Near the end of Assassins of the Mind, Christopher Hitchens states that nothing is sacred:
In the hot days immediately after the fatwa, with Salman [Rushdie] himself on the run and the TV screens filled with images of burning books and writhing mustaches, I was stopped by a female Muslim interviewer and her camera crew and asked an ancient question: “Is nothing sacred?” I can’t remember quite what I answered then, but I know what I would say now. “No, nothing is sacred. And even if there were to be something called sacred, we mere primates wouldn’t be able to decide which book or which idol or which city was the truly holy one. Thus, the only thing that should be upheld at all costs and without qualification is the right of free expression, because if that goes, then so do all other claims of right as well.”

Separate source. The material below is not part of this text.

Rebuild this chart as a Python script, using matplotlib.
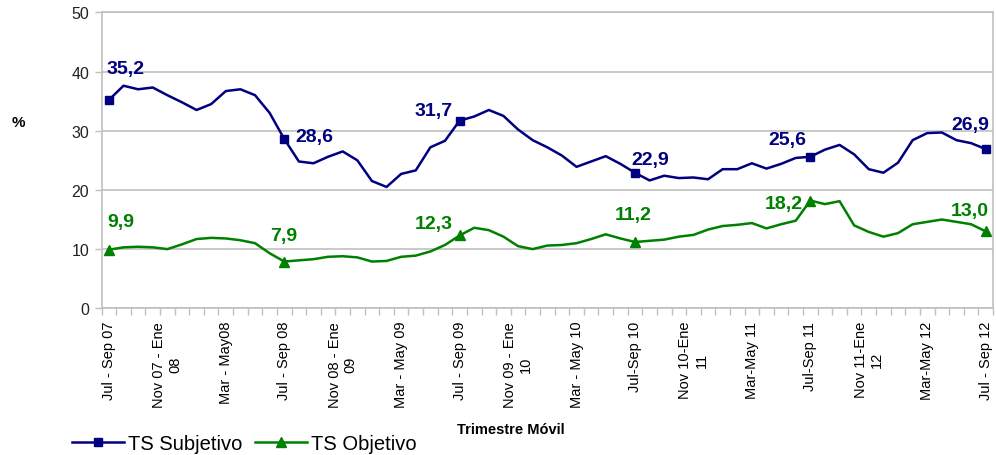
import matplotlib
matplotlib.use("Agg")
import matplotlib.pyplot as plt
import numpy as np

plt.rcParams['font.family'] = ['Liberation Sans', 'DejaVu Sans']

tick_labels = ["Jul - Sep 07", "Nov 07 - Ene\n08", "Mar - May08", "Jul - Sep 08",
               "Nov 08 - Ene\n09", "Mar - May 09", "Jul - Sep 09", "Nov 09 - Ene\n10",
               "Mar - May 10", "Jul-Sep 10", "Nov 10-Ene\n11", "Mar-May 11",
               "Jul-Sep 11", "Nov 11-Ene\n12", "Mar-May 12", "Jul - Sep 12"]

ts_subjetivo = [35.2, 37.6, 37.0, 37.3, 36.0, 34.8, 33.5, 34.5, 36.7, 37.0,
                36.0, 33.0, 28.6, 24.8, 24.5, 25.6, 26.5, 25.0, 21.5, 20.5,
                22.7, 23.3, 27.2, 28.3, 31.7, 32.4, 33.5, 32.5, 30.2, 28.4,
                27.2, 25.8, 23.9, 24.8, 25.7, 24.4, 22.9, 21.6, 22.4, 22.0,
                22.1, 21.8, 23.5, 23.5, 24.5, 23.6, 24.4, 25.4, 25.6, 26.8,
                27.6, 26.0, 23.5, 22.9, 24.6, 28.4, 29.6, 29.7, 28.4, 27.9,
                26.9]

ts_objetivo = [9.9, 10.3, 10.4, 10.3, 10.0, 10.8, 11.7, 11.9, 11.8, 11.5,
               11.0, 9.3, 7.9, 8.1, 8.3, 8.7, 8.8, 8.6, 7.9, 8.0,
               8.7, 8.9, 9.6, 10.7, 12.3, 13.6, 13.2, 12.1, 10.5, 10.0,
               10.6, 10.7, 11.0, 11.7, 12.5, 11.8, 11.2, 11.4, 11.6, 12.1,
               12.4, 13.3, 13.9, 14.1, 14.4, 13.5, 14.2, 14.8, 18.2, 17.6,
               18.1, 14.0, 12.9, 12.1, 12.7, 14.2, 14.6, 15.0, 14.6, 14.2,
               13.0]

marked = [0, 12, 24, 36, 48, 60]

blue = '#000080'
green = '#008000'
grid_c = '#c0c0c0'

fig = plt.figure(figsize=(9.96, 4.56), dpi=100)
ax = fig.add_axes([0.102, 0.3217, 0.895, 0.6491])

x = np.arange(len(ts_subjetivo))
ax.plot(x, ts_subjetivo, color=blue, lw=1.8, marker='s', ms=6,
        markevery=marked, label='TS Subjetivo', zorder=3)
ax.plot(x, ts_objetivo, color=green, lw=1.8, marker='^', ms=7.5,
        markevery=marked, label='TS Objetivo', zorder=3)

ax.set_xlim(-0.5, len(x) - 0.5)
ax.set_ylim(0, 50)
ax.set_yticks(range(0, 51, 10))
ax.yaxis.grid(True, color=grid_c, lw=1.2)
ax.set_axisbelow(True)
for s in ax.spines.values():
    s.set_color(grid_c)
    s.set_linewidth(1.2)

ax.set_xticks(np.arange(0, len(x), 4))
ax.set_xticklabels(tick_labels, rotation=90, ha='center', va='top',
                   multialignment='center', fontsize=10.5)
ax.set_xticks(np.arange(-0.5, len(x), 1), minor=True)
ax.tick_params(axis='x', which='major', length=0, pad=9)
ax.tick_params(axis='x', which='minor', length=5, color=grid_c, width=1)
ax.tick_params(axis='y', length=5, color=grid_c, width=1, labelsize=11.5,
               labelcolor='#222222', pad=4)

def fmt(v):
    return f"{v:.1f}".replace('.', ',')

blue_off = [(-2, 31, 'left'), (11, 2, 'left'), (-7, 10, 'right'),
            (-4, 13, 'left'), (-4, 17, 'right'), (4, 25, 'right')]
green_off = [(-2, 28, 'left'), (-14, 26, 'left'), (-7, 12, 'right'),
             (-20, 28, 'left'), (-8, -3, 'right'), (3, 21, 'right')]

for i, (dx, dy, ha) in zip(marked, blue_off):
    ax.annotate(fmt(ts_subjetivo[i]), (i, ts_subjetivo[i]), xytext=(dx, dy),
                textcoords='offset pixels', ha=ha, va='center',
                color=blue, fontsize=14, fontweight='bold')
for i, (dx, dy, ha) in zip(marked, green_off):
    ax.annotate(fmt(ts_objetivo[i]), (i, ts_objetivo[i]), xytext=(dx, dy),
                textcoords='offset pixels', ha=ha, va='center',
                color=green, fontsize=14, fontweight='bold')

fig.text(18 / 996, 1 - 123 / 456, '%', fontsize=11, fontweight='bold',
         ha='center', va='center')
fig.text(511 / 996, 1 - 430 / 456, 'Trimestre Móvil', fontsize=10.5,
         fontweight='bold', ha='center', va='center')

fig.legend(loc='center left', bbox_to_anchor=(72 / 996, 1 - 445 / 456),
           ncol=2, frameon=False, fontsize=14.5, handlelength=2.6,
           handletextpad=0.2, columnspacing=0.6, borderpad=0,
           borderaxespad=0)

fig.savefig('out.png', dpi=100)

Hitchens makes four claims in this passage. The first is that nothing is sacred. This ontological claim is followed by an epistemological one: if there were some sacred object, we would not be able to identify it as such. The third claim, signaled by 'thus,' appears to be an inference from the first two: free expression is the only thing that should be upheld at all costs and without qualification. (If it is an inference it is a non sequitur.) The fourth claim is that all rights depend on the absolute right of free speech.
One obvious problem with Hitchens' view is that it borders on self-refutation. If nothing is sacred, then nothing should be upheld at all costs and without qualification. Nothing is worthy of unconditional respect. And that of course includes the right to free expression. For Hitchens, however, free expression is an absolute value, one subject to no restriction or limitation. It is thus a secular substitute for a religious object. A more consistent secularism ought to eschew all absolutes, not just the religious ones. If nothing is venerable or worthy of reverence, then surely free expression isn't either. If nothing is sacred, then surely human beings and their autonomy are not sacred either.
In any case, is it not preposterous to maintain that there is an absolute right to free expression? No one has the right to spout obvious falsehoods that could be expected to incite violence. Truth is a high value and so is social order. These competing values show that free expression cannot be an absolute value.
Hitchens claims that we cannot know which religious objects are truly sacred. He may well be right about that. But then how does he know that free expression among all other values has absolute status and trumping power?
Finally, since there cannot be an absolute right to free expression, all other rights cannot depend on this supposedly absolute right. But even if there were this absolute right, how would the right to life, say, depend on it?
I think it would be better for Hitchens and Co. to make a clean sweep: if there are no transcendent absolutes such as God, then there are no immanent ones either. Free expression is just another value among values, in competition with some of these other values and limited by them.